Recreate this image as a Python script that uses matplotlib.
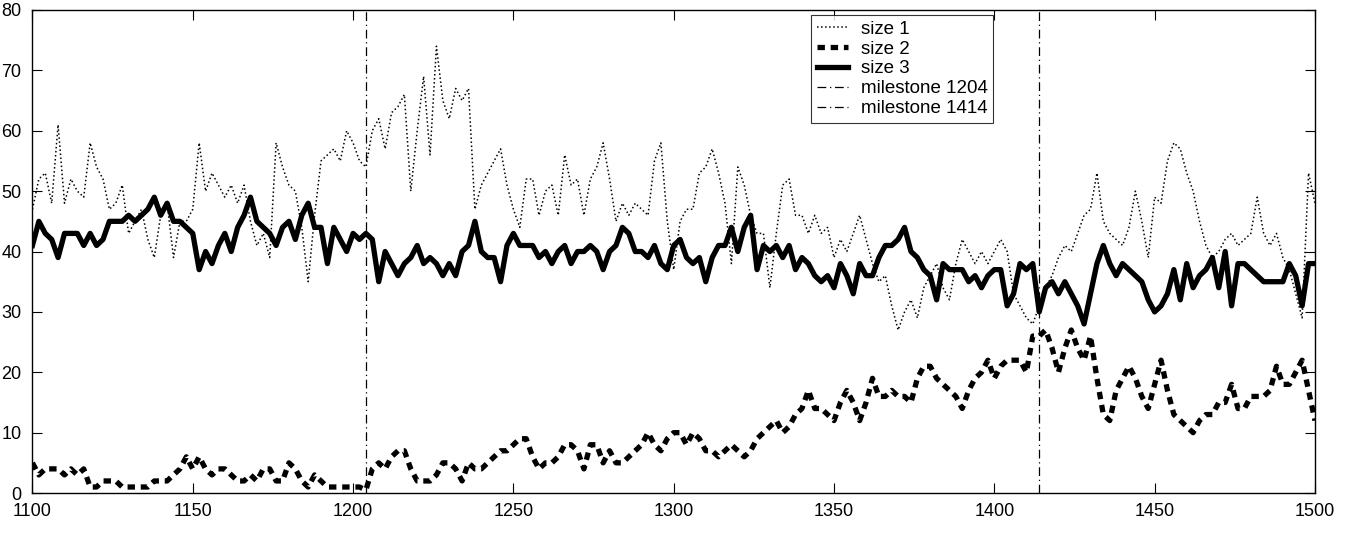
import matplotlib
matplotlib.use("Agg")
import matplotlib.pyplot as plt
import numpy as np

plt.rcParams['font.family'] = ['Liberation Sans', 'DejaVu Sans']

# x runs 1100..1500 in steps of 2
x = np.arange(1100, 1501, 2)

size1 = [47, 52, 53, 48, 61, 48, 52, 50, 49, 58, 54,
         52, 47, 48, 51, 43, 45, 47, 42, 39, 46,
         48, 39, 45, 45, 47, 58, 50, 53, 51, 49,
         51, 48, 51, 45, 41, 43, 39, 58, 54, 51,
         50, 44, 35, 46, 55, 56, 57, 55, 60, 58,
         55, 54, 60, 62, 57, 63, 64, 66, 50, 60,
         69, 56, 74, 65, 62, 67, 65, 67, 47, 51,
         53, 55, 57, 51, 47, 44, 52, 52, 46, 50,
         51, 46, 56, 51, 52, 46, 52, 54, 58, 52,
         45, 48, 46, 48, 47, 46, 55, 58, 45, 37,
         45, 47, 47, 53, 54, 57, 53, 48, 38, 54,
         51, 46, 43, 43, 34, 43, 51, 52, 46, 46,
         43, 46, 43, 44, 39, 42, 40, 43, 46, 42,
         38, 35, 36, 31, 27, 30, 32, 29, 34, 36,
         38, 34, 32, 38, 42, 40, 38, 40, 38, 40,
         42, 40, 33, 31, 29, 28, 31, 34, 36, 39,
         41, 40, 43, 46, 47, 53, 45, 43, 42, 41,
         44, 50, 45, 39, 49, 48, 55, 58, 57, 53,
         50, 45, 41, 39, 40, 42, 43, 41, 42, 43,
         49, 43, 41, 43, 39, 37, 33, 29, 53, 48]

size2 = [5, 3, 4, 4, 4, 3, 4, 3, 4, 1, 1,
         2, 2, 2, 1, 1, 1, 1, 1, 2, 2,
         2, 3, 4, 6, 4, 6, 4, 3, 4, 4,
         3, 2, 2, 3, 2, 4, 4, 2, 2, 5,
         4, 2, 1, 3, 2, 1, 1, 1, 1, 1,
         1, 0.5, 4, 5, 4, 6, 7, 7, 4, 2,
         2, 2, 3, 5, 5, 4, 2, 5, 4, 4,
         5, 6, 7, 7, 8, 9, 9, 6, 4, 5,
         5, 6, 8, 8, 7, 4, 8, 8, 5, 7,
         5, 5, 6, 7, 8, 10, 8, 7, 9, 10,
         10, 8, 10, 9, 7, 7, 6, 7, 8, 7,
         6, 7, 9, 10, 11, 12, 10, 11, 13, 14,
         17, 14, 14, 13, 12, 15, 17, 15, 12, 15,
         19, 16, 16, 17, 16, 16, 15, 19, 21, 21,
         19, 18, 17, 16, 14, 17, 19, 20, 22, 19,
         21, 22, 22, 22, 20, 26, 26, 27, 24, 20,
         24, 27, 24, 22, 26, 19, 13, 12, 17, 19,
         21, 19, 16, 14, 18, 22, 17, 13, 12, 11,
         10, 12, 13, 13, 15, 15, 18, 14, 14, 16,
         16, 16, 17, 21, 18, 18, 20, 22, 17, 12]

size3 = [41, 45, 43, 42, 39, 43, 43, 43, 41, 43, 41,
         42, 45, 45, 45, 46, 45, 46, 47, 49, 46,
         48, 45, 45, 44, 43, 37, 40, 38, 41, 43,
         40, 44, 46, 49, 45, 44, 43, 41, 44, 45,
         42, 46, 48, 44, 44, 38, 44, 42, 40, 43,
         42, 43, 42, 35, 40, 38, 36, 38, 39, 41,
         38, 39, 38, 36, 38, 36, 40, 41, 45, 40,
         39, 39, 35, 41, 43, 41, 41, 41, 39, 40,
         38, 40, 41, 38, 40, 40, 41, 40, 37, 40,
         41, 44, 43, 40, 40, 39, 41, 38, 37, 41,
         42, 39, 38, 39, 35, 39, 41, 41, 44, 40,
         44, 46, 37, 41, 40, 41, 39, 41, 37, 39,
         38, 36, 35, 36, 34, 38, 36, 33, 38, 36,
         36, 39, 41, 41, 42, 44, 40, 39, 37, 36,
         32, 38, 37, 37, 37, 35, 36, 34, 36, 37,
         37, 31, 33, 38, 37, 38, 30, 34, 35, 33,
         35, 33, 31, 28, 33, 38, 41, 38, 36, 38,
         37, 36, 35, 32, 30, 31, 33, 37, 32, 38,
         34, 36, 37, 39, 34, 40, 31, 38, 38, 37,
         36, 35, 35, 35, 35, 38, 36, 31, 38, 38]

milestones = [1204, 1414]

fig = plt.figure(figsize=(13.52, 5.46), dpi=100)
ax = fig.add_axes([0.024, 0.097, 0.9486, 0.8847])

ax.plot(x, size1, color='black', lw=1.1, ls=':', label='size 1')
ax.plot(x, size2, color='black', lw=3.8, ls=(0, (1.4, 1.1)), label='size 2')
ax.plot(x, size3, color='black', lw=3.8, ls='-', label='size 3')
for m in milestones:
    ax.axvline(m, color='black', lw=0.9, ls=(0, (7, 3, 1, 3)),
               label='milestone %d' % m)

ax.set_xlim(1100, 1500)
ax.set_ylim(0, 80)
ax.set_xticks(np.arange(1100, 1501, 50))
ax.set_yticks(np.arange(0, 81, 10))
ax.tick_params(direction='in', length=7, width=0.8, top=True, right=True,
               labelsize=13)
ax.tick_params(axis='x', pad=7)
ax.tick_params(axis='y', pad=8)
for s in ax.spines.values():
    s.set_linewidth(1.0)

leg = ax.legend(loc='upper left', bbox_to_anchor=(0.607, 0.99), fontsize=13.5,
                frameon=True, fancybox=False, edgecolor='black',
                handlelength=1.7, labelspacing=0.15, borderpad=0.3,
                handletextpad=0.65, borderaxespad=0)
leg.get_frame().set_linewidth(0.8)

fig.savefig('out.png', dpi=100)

_SHORT TASK_: Give again exactly the lines running from the beginning of the material above through the line that contains "x = np.arange(1100, 1501, 2)", and leave out every picture.

_WORKED SOLUTION_:
Recreate this image as a Python script that uses matplotlib.
import matplotlib
matplotlib.use("Agg")
import matplotlib.pyplot as plt
import numpy as np

plt.rcParams['font.family'] = ['Liberation Sans', 'DejaVu Sans']

# x runs 1100..1500 in steps of 2
x = np.arange(1100, 1501, 2)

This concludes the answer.